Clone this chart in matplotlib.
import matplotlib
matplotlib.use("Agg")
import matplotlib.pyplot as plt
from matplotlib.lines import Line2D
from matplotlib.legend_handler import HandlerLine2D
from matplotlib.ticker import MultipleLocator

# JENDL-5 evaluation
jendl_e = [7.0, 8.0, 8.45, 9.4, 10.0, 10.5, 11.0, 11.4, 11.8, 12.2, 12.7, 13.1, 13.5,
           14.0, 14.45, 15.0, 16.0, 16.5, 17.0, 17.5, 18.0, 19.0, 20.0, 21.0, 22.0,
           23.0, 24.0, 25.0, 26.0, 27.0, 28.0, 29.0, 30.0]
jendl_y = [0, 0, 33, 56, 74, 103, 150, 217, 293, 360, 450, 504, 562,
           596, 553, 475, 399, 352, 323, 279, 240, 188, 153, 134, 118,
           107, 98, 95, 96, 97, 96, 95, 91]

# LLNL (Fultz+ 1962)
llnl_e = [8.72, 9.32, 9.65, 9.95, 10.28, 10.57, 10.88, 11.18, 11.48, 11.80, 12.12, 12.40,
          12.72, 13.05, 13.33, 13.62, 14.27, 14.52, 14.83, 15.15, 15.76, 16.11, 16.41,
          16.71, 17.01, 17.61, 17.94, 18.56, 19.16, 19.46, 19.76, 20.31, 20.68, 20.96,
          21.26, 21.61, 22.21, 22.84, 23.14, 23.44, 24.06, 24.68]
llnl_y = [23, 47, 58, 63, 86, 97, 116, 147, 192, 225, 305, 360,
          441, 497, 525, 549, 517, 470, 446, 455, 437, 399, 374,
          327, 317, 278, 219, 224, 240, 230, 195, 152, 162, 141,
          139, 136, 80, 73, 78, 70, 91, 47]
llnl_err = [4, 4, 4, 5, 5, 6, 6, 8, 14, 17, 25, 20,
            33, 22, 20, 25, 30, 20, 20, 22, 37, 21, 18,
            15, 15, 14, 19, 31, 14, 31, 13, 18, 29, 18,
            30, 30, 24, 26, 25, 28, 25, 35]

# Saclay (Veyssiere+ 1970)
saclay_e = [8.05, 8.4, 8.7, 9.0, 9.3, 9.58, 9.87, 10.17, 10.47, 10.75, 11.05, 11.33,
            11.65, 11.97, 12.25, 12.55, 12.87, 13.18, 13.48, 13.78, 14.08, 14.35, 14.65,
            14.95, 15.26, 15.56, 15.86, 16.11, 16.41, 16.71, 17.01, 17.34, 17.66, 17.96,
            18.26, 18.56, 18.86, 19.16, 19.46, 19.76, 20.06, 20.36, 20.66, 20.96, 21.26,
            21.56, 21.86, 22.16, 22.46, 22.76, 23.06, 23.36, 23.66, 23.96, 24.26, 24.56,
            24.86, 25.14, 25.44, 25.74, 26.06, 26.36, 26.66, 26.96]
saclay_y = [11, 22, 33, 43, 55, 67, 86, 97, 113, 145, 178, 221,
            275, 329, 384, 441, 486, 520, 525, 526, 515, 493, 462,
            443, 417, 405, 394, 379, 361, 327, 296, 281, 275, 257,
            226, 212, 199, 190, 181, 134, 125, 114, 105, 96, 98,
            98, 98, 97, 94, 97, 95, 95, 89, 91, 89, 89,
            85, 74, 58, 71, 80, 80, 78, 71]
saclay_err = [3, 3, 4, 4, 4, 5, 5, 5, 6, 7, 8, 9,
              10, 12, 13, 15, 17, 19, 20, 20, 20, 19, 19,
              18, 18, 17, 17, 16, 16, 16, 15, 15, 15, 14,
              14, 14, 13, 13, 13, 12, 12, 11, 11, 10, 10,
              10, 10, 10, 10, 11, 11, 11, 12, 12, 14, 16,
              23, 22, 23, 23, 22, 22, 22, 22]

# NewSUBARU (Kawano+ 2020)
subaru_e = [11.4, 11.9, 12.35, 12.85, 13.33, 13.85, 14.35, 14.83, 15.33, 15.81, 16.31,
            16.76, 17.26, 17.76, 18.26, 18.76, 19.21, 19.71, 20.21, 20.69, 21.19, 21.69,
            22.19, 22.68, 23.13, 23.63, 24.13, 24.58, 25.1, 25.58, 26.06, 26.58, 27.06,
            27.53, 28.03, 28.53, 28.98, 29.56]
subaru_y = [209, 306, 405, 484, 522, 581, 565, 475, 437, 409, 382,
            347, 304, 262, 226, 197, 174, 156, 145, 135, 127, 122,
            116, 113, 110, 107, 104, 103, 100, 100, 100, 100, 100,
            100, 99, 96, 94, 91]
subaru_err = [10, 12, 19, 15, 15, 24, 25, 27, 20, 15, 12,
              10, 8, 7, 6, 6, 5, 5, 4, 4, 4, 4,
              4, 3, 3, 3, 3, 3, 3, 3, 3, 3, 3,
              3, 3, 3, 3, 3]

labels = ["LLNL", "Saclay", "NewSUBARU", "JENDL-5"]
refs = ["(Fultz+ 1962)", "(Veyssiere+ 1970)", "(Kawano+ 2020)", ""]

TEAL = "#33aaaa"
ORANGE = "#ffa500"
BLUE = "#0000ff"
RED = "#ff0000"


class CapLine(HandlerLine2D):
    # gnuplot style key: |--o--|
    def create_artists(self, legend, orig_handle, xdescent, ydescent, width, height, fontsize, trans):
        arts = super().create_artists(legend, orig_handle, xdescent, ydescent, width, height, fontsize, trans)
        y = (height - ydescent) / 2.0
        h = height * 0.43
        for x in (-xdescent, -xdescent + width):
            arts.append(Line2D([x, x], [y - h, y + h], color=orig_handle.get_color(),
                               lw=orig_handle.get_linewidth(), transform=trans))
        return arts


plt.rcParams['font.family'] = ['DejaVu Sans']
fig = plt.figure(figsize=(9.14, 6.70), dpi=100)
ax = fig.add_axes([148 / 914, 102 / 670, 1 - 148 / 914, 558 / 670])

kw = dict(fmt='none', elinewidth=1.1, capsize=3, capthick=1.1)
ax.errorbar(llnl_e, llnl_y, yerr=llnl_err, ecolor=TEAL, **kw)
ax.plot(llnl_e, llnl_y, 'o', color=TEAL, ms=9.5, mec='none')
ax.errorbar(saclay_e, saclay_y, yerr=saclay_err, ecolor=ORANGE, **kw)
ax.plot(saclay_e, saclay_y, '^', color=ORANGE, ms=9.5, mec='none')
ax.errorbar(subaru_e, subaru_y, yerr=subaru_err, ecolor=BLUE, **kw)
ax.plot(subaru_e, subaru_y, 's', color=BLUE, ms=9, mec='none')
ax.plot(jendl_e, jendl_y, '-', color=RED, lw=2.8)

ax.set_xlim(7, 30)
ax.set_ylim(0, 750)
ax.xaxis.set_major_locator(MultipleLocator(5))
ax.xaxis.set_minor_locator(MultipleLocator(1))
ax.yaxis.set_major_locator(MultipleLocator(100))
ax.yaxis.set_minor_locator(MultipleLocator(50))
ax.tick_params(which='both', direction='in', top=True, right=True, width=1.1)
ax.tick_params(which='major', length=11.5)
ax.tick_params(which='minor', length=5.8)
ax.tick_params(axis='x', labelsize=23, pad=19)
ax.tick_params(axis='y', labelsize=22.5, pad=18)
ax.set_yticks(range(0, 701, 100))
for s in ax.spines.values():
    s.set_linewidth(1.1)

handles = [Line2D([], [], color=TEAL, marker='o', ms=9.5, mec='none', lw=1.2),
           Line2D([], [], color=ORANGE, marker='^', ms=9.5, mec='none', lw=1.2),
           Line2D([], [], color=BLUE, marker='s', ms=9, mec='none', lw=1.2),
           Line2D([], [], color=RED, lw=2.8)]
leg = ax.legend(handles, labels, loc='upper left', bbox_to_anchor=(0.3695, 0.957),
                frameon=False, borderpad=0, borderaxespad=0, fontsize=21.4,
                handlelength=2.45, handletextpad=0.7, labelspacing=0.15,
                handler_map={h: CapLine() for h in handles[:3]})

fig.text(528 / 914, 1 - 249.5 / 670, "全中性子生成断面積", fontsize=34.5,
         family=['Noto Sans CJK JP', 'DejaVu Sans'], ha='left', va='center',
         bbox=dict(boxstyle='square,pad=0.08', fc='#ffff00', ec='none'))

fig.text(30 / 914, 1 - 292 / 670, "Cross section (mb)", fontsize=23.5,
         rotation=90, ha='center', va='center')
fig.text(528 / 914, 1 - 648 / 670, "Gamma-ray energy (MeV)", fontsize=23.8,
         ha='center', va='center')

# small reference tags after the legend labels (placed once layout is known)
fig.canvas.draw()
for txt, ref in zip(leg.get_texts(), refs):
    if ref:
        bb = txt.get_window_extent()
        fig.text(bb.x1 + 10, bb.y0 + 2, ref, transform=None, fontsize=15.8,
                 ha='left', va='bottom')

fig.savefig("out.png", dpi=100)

PROBLEM: Starting at the top of the data above, repeat every line exactly until the line containing "107, 98, 95, 96, 97, 96, 95, 91]" has been given, then stop.

EXERCISE OUTPUT:
Clone this chart in matplotlib.
import matplotlib
matplotlib.use("Agg")
import matplotlib.pyplot as plt
from matplotlib.lines import Line2D
from matplotlib.legend_handler import HandlerLine2D
from matplotlib.ticker import MultipleLocator

# JENDL-5 evaluation
jendl_e = [7.0, 8.0, 8.45, 9.4, 10.0, 10.5, 11.0, 11.4, 11.8, 12.2, 12.7, 13.1, 13.5,
           14.0, 14.45, 15.0, 16.0, 16.5, 17.0, 17.5, 18.0, 19.0, 20.0, 21.0, 22.0,
           23.0, 24.0, 25.0, 26.0, 27.0, 28.0, 29.0, 30.0]
jendl_y = [0, 0, 33, 56, 74, 103, 150, 217, 293, 360, 450, 504, 562,
           596, 553, 475, 399, 352, 323, 279, 240, 188, 153, 134, 118,
           107, 98, 95, 96, 97, 96, 95, 91]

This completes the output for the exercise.